I have to leave... I think I will kill remaining processes, update the nextflow version and relaunch for the next 2 days with more split to deal with smaller files, what do you think about it?
Mokok
@Mokok
Aug 05 2016 15:03
This message was deleted
Paolo Di Tommaso
@pditommaso
Aug 05 2016 15:04
in the trace you there are the job ID given by LSF
you can use it to understand how LSF terminated that job
Tiffany Delhomme
@tdelhomme
Aug 05 2016 15:07
Ok i will check that so, thanks again
Paolo Di Tommaso
@pditommaso
Aug 05 2016 15:07
welcome !
how is temperature in Lyon ?
:)
Tiffany Delhomme
@tdelhomme
Aug 05 2016 15:10
not so good :worried: and for you? Spain, not so bad I guess :smile:
Paolo Di Tommaso
@pditommaso
Aug 05 2016 15:11
enjoy the week-end
Tiffany Delhomme
@tdelhomme
Aug 05 2016 15:14
lucky guy :+1:
same for you, good JOs !
Mike Smoot
@mes5k
Aug 05 2016 18:42
Hi Paolo, is there a variable set that has the work dir for a given task? What I'd like to be able to do is something like:
output:
file("results") into res_channel

script:
"""
export NECESSARY_ENV_VAR=${workdir}/results
dumb_command_that_needs_env_var > results
"""
Paolo Di Tommaso
@pditommaso
Aug 05 2016 18:44
um the task work dir or the pipeline work dir?
Mike Smoot
@mes5k
Aug 05 2016 19:21
Task work for
Dir
Paolo Di Tommaso
@pditommaso
Aug 05 2016 19:22
um, what's wrong with $PWD ?
make sure to escape it, thus \$PWD
Mike Smoot
@mes5k
Aug 05 2016 19:23
That's what I tried first and it gave me the dir containing main.nf
Maybe i needed to escape it
Paolo Di Tommaso
@pditommaso
Aug 05 2016 19:24
yes!
otherwise is resolved at groovy level
Mike Smoot
@mes5k
Aug 05 2016 19:25
Ok makes sense - many thanks!
Paolo Di Tommaso
@pditommaso
Aug 05 2016 19:25
welcome
Mike Smoot
@mes5k
Aug 05 2016 22:14

@pditommaso Hi Paolo, just following up about my comment on this issue: nextflow-io/nextflow#208 from last week.
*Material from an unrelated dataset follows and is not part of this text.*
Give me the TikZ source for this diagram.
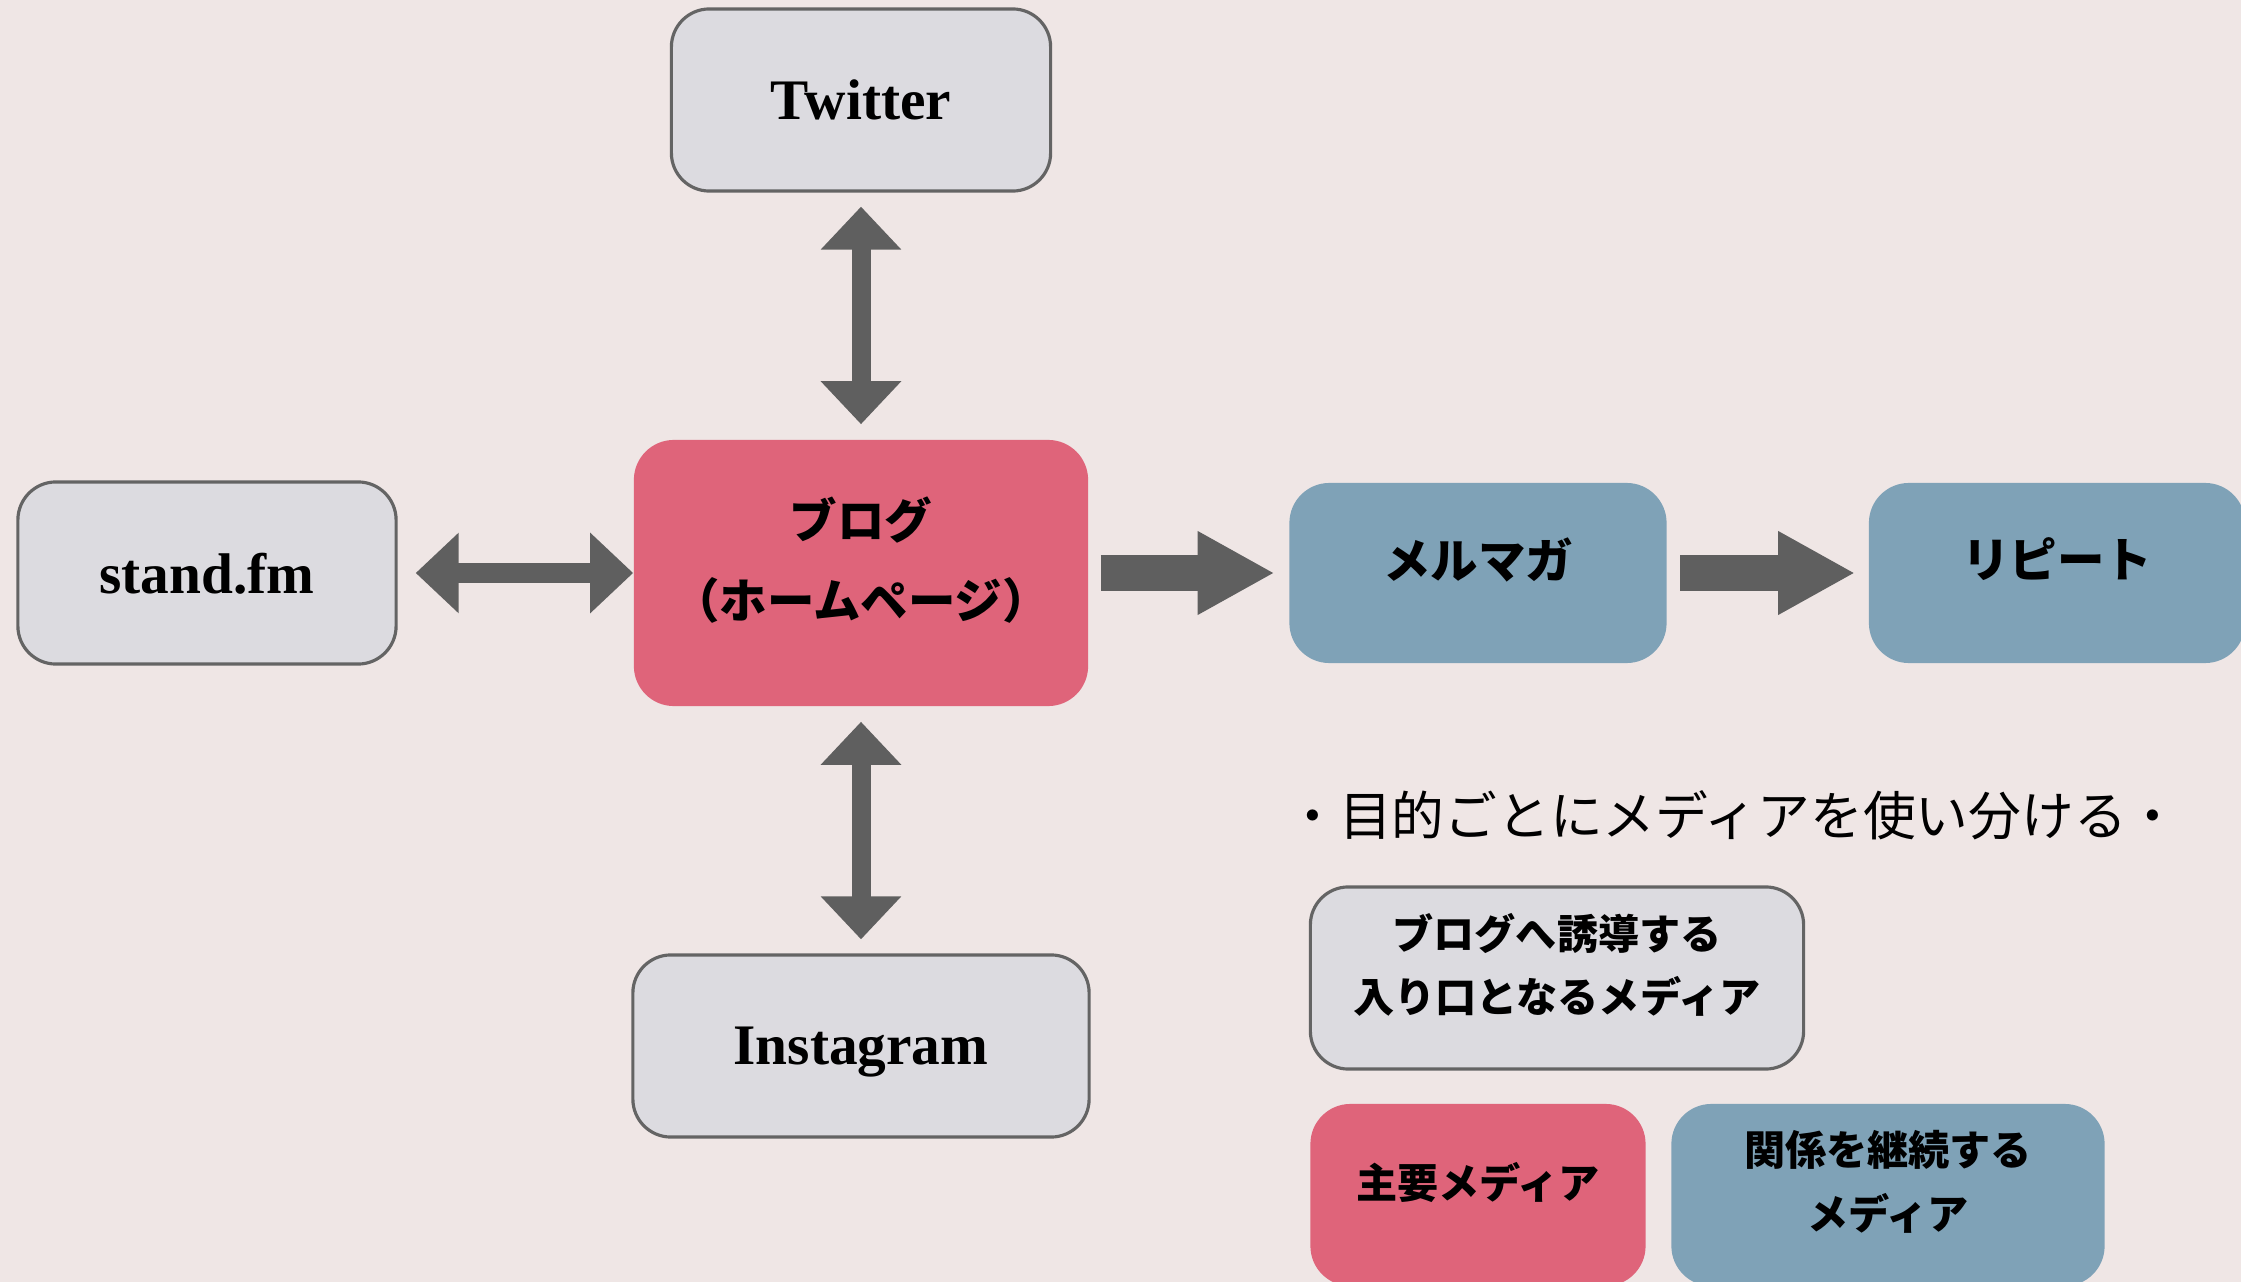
\documentclass[tikz,border=0pt]{standalone}
\usepackage{fontspec}
\setmainfont{Liberation Serif}
\newfontfamily\jpfont{Noto Sans CJK JP}
\usepackage{xcolor}
\usepackage{tikz}
\usetikzlibrary{arrows.meta}
\definecolor{PageBg}{HTML}{EFE6E5}
\definecolor{BoxGray}{HTML}{DCDBE0}
\definecolor{EdgeGray}{HTML}{646464}
\definecolor{BlogRed}{HTML}{DF647A}
\definecolor{KeepBlue}{HTML}{7FA2B7}
\definecolor{ArrowGray}{HTML}{5F5F5F}
\tikzset{
    Media/.style = {draw=EdgeGray,line width=0.9pt,fill=BoxGray,rounded corners=0.38cm,
         minimum height=1.82cm,inner sep=0pt,align=center,text depth=0pt,
         font=\bfseries\fontsize{16.3}{19}\selectfont},
    Main/.style = {fill=BlogRed,rounded corners=0.4cm,inner sep=0pt,align=center,text depth=0.3cm,
         font=\jpfont\bfseries\fontsize{13.5}{22.8}\selectfont},
    Keep/.style = {fill=KeepBlue,rounded corners=0.4cm,minimum height=1.8cm,inner sep=0pt,
         align=center,text depth=0.3cm,font=\jpfont\bfseries\fontsize{13.5}{22.8}\selectfont},
    Legend/.style = {text depth=0.3cm,font=\jpfont\bfseries\fontsize{11.7}{18}\selectfont},
    Both arrow/.style = {ArrowGray,line width=0.19cm,
         {Triangle[length=0.43cm,width=0.78cm]}-{Triangle[length=0.43cm,width=0.78cm]}},
    One arrow/.style = {ArrowGray,line width=0.36cm,-{Triangle[length=0.77cm,width=0.78cm]}}
}

\begin{document}
\begin{tikzpicture}[x=0.01cm,y=-0.01cm]
        \fill[PageBg] (0,0) rectangle (2241,1282);
        \useasboundingbox (0,0) rectangle (2241,1282);
        % media
        \node[Media,minimum width=3.79cm] (twitter) at (861,100) {Twitter};
        \node[Media,minimum width=3.78cm] (standfm) at (207,573) {stand.fm};
        \node[Media,minimum width=4.56cm] (instagram) at (861,1046) {Instagram};
        \node[Main,minimum width=4.54cm,minimum height=2.66cm] (blog) at (861,573)
            {ブログ\\（ホームページ）};
        \node[Keep,minimum width=3.77cm] (mail) at (1478,573) {メルマガ};
        \node[Keep,minimum width=3.76cm] (repeat) at (2057,573) {リピート};
        \foreach \X in {twitter,instagram}
            {\draw[Both arrow,shorten <=0.14cm,shorten >=0.15cm] (\X) -- (blog);}
        \draw[Both arrow,shorten <=0.18cm] (standfm) -- (blog);
        \draw[One arrow,shorten <=0.12cm,shorten >=0.14cm] (blog) -- (mail);
        \draw[One arrow,shorten <=0.13cm,shorten >=0.13cm] (mail) -- (repeat);
        % legend
        \node[font=\jpfont\fontsize{15}{18}\selectfont] (aim) at (1733,815)
            {・目的ごとにメディアを使い分ける・};
        \node[Media,Legend,minimum width=4.93cm] (entry) at (1557,978)
            {ブログへ誘導する\\入り口となるメディア};
        \node[Main,Legend,minimum width=3.35cm,minimum height=1.82cm] (mainkey) at (1478,1195)
            {主要メディア};
        \node[Keep,Legend,minimum width=4.33cm,minimum height=1.82cm] (keepkey) at (1888,1195)
            {関係を継続する\\メディア};
\end{tikzpicture}
\end{document}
Here is a simple example where one process writes a YAML file that I then parse in a channel. My use case involved some old Python code that generated a Python object that I needed to use in a channel. This solution works pretty well for me and seems like it might be a simple pattern for passing complicated objects around Nextflow. Anyway, here is a simplified example:

@Grab(group='org.jyaml', module='jyaml', version='1.3')
import org.ho.yaml.Yaml

// There's just one input to the pipeline.
ch = Channel.from(10)

process dumpPythonObjectAsYAMLFile {

    input:
    set x from ch

    output:
    file("res.yaml") into yaml_result

    // This script takes the single input
    // and produces a single object that
    // contains a bunch of results.
    script:
    """
    #!/usr/bin/env python
    import yaml
    result = []
    for xx in range(1,${x}):
        # This object is simple, but could
        # be much more complicated.
        obj = {}
        obj['square'] = xx * xx
        obj['double'] = 2 * xx
        obj['triple'] = 3 * xx
        obj['orig'] = xx
        result.append(obj)

    with open('res.yaml','w') as out:
        out.write(yaml.dump(result))
    """
}

def yaml_to_list(yaml_file) {
    def l = []
    if (yaml_file != null) {
        try {
            l = Yaml.load(yaml_file.text)
        } catch (Exception e) {
            log.warn "${yaml_file} ${e.toString()}"
            l = []
        }
    }
    return l
}


yaml_result
    // I'm wondering whether it makes sense to create an operator that
    // generalizes this call such that arbitary YAML (or JSON) could
    // be parsed into a channel. This would allow more complicated data
    // structures to be passed around Nextflow.
    .flatMap{ yaml_to_list(it) }
    .map{ x -> [x.square, x.double, x.triple, x.orig] }
    .set{ individualResults }



process handleIndividualResults {
    input:
    set sq, db, trp, orig from individualResults

    output:
    stdout into finalResults

    script:
    """
    #!/usr/bin/env python
    if ${sq} == ${db}:
        print "HOORAY for ${orig}!"
    elif ${sq} == ${trp}:
        print "BOOO for ${orig}!"
    else:
        print "OK for ${orig}"
    """
}

finalResults.view()

I'm curious what you think or if there are other preferred approaches for this sort of thing.